Никодим опустил глаза.
— Значит, мудрость — враг?
— Завершенная мудрость — да, — ответил Нерий. — Та, что все примирила, всем отвела место и больше ни на чью сторону не станет. Но есть другая — незаконченная, горячая, как металл у кузнеца. Она знает цену обманам и все же не торопится от них избавиться. Она понимает, что человеку нужно не окончательное успокоение, а мера разлада, при которой он не ломается и не коченеет.
Лаодамия засмеялась:
— Слышишь? Тебе разрешили быть несовершенным на законных основаниях.
Он улыбнулся.
Репетиция продолжилась. Хор разучивал новую сцену: юная богиня подземных садов возвращается наверх не потому, что ее вымолили, а потому, что однажды зимой не выдержала и разгрызла зерно, запрещенное ей по договору. Из-за этого мир снова получил весну, а вместе с весной — ревность, посев, утомление, свадебные крики, младенческий плач, бессонницу и смех в винных лавках. Никодима поразила эта маленькая дерзость, более плодотворная, чем тысяча подвигов. Не воздержание двигало круг времен, а нарушение запрета.
На следующий день архонт потребовал готовый гимн. Никодим принес вместо гимна сцену для трех голосов.
Первый голос жаждал освобождения от всех привязанностей и клялся подняться туда, где уже не надо выбирать между любимым и нелюбимым. Второй молил богов не о прощении, а о возвращении лихорадки, потому что без нее даже добродетель становится нудной. Третий — хор мореходов — пел о воде, которая существует лишь потому, что никогда не примиряется с формой берега.
Архонт побледнел.
— Это не гимн.
— Конечно, — ответил Никодим. — Гимн нужен тем, кто уже решил, что мир достоин согласия. А у нас праздник.
Архонт хотел разгневаться, но на площади уже собирался народ, и отступать было поздно.
Когда настал вечер, в городе зажгли факелы. Девушки несли корзины с плодами, старухи шептали молитвы, пьяные матросы переругивались с музыкантами, дети, ничего не понимая, уже были счастливы. В портике Лаодамия разламывала новые гранаты для хора; сок стекал ей на запястье, и она, не замечая этого, отдавалась делу с такой серьезностью, словно помогала не актерам, а самой земле вступить в свои права.

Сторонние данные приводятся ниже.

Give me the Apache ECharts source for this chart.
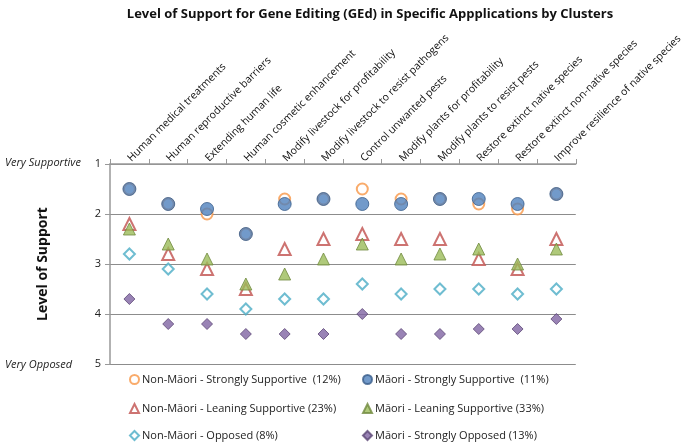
<!DOCTYPE html>
<html><head><meta charset="utf-8">
<script src="https://cdn.jsdelivr.net/npm/echarts@6/dist/echarts.min.js"></script>
<style>html,body{margin:0;padding:0;background:#fff}#c{width:685px;height:442px}</style>
</head><body><div id="c"></div>
<script>
const categories = ["Human medical treatments","Human reproductive barriers","Extending human life","Human cosmetic enhancement","Modify livestock for profitability","Modify livestock to resist pathogens","Control unwanted pests","Modify plants for profitability","Modify plants to resist pests","Restore extinct native species","Restore extinct non-native species","Improve resilience of native species"];
const nonMaoriStrongSupport = [1.5,1.8,2.0,2.4,1.7,1.7,1.5,1.7,1.7,1.8,1.9,1.6];
const maoriStrongSupport    = [1.5,1.8,1.9,2.4,1.8,1.7,1.8,1.8,1.7,1.7,1.8,1.6];
const nonMaoriLeaning       = [2.2,2.8,3.1,3.5,2.7,2.5,2.4,2.5,2.5,2.9,3.1,2.5];
const maoriLeaning          = [2.3,2.6,2.9,3.4,3.2,2.9,2.6,2.9,2.8,2.7,3.0,2.7];
const nonMaoriOpposed       = [2.8,3.1,3.6,3.9,3.7,3.7,3.4,3.6,3.5,3.5,3.6,3.5];
const maoriStrongOpposed    = [3.7,4.2,4.2,4.4,4.4,4.4,4.0,4.4,4.4,4.3,4.3,4.1];
const seriesNames = ["Non-Māori - Strongly Supportive  (12%)","Māori - Strongly Supportive  (11%)","Non-Māori - Leaning Supportive (23%)","Māori - Leaning Supportive (33%)","Non-Māori - Opposed (8%)","Māori - Strongly Opposed (13%)"];
const yTicks = [1,2,3,4,5];

const font = "'Open Sans', 'Noto Sans', sans-serif";
const chart = echarts.init(document.getElementById('c'), null, {renderer:'canvas'});
const mk = (name, data, symbol, size, color, border, filled, bw) => ({
  name, type:'scatter', data, symbol, symbolSize:size,
  itemStyle: filled ? {color, borderColor:border, borderWidth:bw} : {color:'#fff', borderColor:color, borderWidth:bw},
  emphasis:{disabled:true}
});
const series = [
  mk(seriesNames[0], nonMaoriStrongSupport, 'circle', 11, '#F79646', null, false, 2),
  mk(seriesNames[1], maoriStrongSupport, 'circle', 13, '#4F81BD', '#385D8A', true, 1),
  mk(seriesNames[2], nonMaoriLeaning, 'triangle', 12, '#C0504D', null, false, 2),
  mk(seriesNames[3], maoriLeaning, 'triangle', 12, '#9BBB59', '#71893F', true, 1),
  mk(seriesNames[4], nonMaoriOpposed, 'diamond', 11, '#4BACC6', null, false, 2),
  mk(seriesNames[5], maoriStrongOpposed, 'diamond', 11, '#8064A2', '#5C4776', true, 1)
];
const legendPos = [[129,374],[362,374],[129,403],[362,403],[129,430],[362,430]];
const legends = seriesNames.map((n,i)=>({
  orient:'horizontal', left:legendPos[i][0], top:legendPos[i][1], itemWidth:9, itemHeight:9, padding:0,
  textStyle:{fontFamily:font, fontSize:11, color:'#222', padding:[0,0,0,-2]}, selectedMode:false, data:[n]
}));
chart.setOption({
  animation:false,
  title:{text:'Level of Support for Gene Editing (GEd) in Specific Appplications by Clusters', left:365, textAlign:'center', top:3, textStyle:{fontFamily:font, fontSize:13, fontWeight:'bold', color:'#111'}},
  grid:{left:110, right:104, top:164, bottom:78, containLabel:false},
  xAxis:{type:'category', data:categories, position:'top', boundaryGap:true,
    axisLine:{lineStyle:{color:'#999', width:1.5}}, axisTick:{show:true, length:5, lineStyle:{color:'#999'}},
    axisLabel:{rotate:-45, interval:0, margin:4, fontFamily:font, fontSize:10.5, color:'#111'}},
  yAxis:{type:'value', inverse:true, min:1, max:5, interval:1,
    axisLine:{show:true, lineStyle:{color:'#999', width:1.5}}, axisTick:{show:true, length:5, lineStyle:{color:'#999'}},
    axisLabel:{margin:9, fontFamily:font, fontSize:11, color:'#222', formatter:v=>yTicks.includes(v)?String(v):''},
    splitLine:{show:true, lineStyle:{color:'#8c8c8c', width:1}},
    name:'Level of Support', nameLocation:'middle', nameGap:60, nameRotate:90,
    nameTextStyle:{fontFamily:font, fontSize:14, fontWeight:'bold', color:'#111'}},
  legend:legends,
  graphic:[
    {type:'text', left:5, top:157, style:{text:'Very Supportive', fontFamily:font, fontSize:11, fontStyle:'italic', fill:'#222'}},
    {type:'text', left:5, top:359, style:{text:'Very Opposed', fontFamily:font, fontSize:11, fontStyle:'italic', fill:'#222'}}
  ],
  series
});
</script></body></html>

Никодим стоял за кулисой и слушал, как площадь гудит в ожидании. Он все еще знал слишком много. Он все еще видел, как легко разум расщепляет восторг на составные части, как быстро разоблачает и жадность, и благочестие, и влюбленность. Но теперь это знание не казалось ему венцом.

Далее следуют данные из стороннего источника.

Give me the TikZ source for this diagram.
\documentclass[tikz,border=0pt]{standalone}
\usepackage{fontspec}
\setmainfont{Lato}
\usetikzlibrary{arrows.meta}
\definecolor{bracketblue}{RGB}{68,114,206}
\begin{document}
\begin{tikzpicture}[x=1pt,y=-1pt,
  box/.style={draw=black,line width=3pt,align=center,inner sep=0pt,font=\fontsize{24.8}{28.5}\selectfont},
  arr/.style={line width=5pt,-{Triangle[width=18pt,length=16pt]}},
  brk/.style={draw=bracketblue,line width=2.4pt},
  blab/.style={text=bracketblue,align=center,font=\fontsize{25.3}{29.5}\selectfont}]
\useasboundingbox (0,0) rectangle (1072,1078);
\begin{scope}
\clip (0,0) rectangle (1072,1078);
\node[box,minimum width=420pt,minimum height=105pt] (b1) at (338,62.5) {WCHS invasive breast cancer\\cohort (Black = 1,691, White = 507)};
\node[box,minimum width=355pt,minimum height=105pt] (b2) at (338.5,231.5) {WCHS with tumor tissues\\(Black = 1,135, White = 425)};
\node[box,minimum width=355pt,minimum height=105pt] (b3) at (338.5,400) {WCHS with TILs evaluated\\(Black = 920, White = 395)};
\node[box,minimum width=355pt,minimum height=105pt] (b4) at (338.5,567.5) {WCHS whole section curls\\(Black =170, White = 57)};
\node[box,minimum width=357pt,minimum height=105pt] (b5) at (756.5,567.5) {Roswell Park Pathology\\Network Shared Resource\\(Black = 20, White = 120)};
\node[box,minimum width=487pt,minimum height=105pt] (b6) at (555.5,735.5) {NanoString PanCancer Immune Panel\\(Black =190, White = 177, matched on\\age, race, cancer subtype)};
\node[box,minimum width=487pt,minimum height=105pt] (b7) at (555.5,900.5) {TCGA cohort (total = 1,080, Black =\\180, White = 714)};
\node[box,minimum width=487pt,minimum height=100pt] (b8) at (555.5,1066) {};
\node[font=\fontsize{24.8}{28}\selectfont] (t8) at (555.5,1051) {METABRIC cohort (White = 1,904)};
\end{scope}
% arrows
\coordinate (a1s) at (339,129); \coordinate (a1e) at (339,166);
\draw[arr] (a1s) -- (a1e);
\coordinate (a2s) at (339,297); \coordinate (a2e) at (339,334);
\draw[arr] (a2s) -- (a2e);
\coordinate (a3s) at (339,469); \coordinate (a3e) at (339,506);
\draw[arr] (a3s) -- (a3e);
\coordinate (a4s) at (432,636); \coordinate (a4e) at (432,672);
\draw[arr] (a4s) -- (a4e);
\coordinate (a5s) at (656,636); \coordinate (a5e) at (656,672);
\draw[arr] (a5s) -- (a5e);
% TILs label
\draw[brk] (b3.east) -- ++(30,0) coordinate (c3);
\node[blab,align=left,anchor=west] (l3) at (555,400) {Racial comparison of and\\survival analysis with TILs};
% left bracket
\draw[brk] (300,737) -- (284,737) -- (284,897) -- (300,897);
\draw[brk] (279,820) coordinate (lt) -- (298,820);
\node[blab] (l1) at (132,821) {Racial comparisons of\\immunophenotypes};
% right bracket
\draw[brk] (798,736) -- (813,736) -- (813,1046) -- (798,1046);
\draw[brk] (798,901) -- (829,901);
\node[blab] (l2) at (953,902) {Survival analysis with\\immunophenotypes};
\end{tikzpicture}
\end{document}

Лаодамия подошла, протянула ему половину граната.
— Возьми. Для голоса.
Он взял плод.
На площадь вывели хор. Флейты взрезали воздух. И в тот миг, когда нужно было произнести первую строку, Никодим вдруг перестал искать оправдание словам — и шагнул вперед так, словно после долгой болезни не выздоровел, а снова научился заражаться.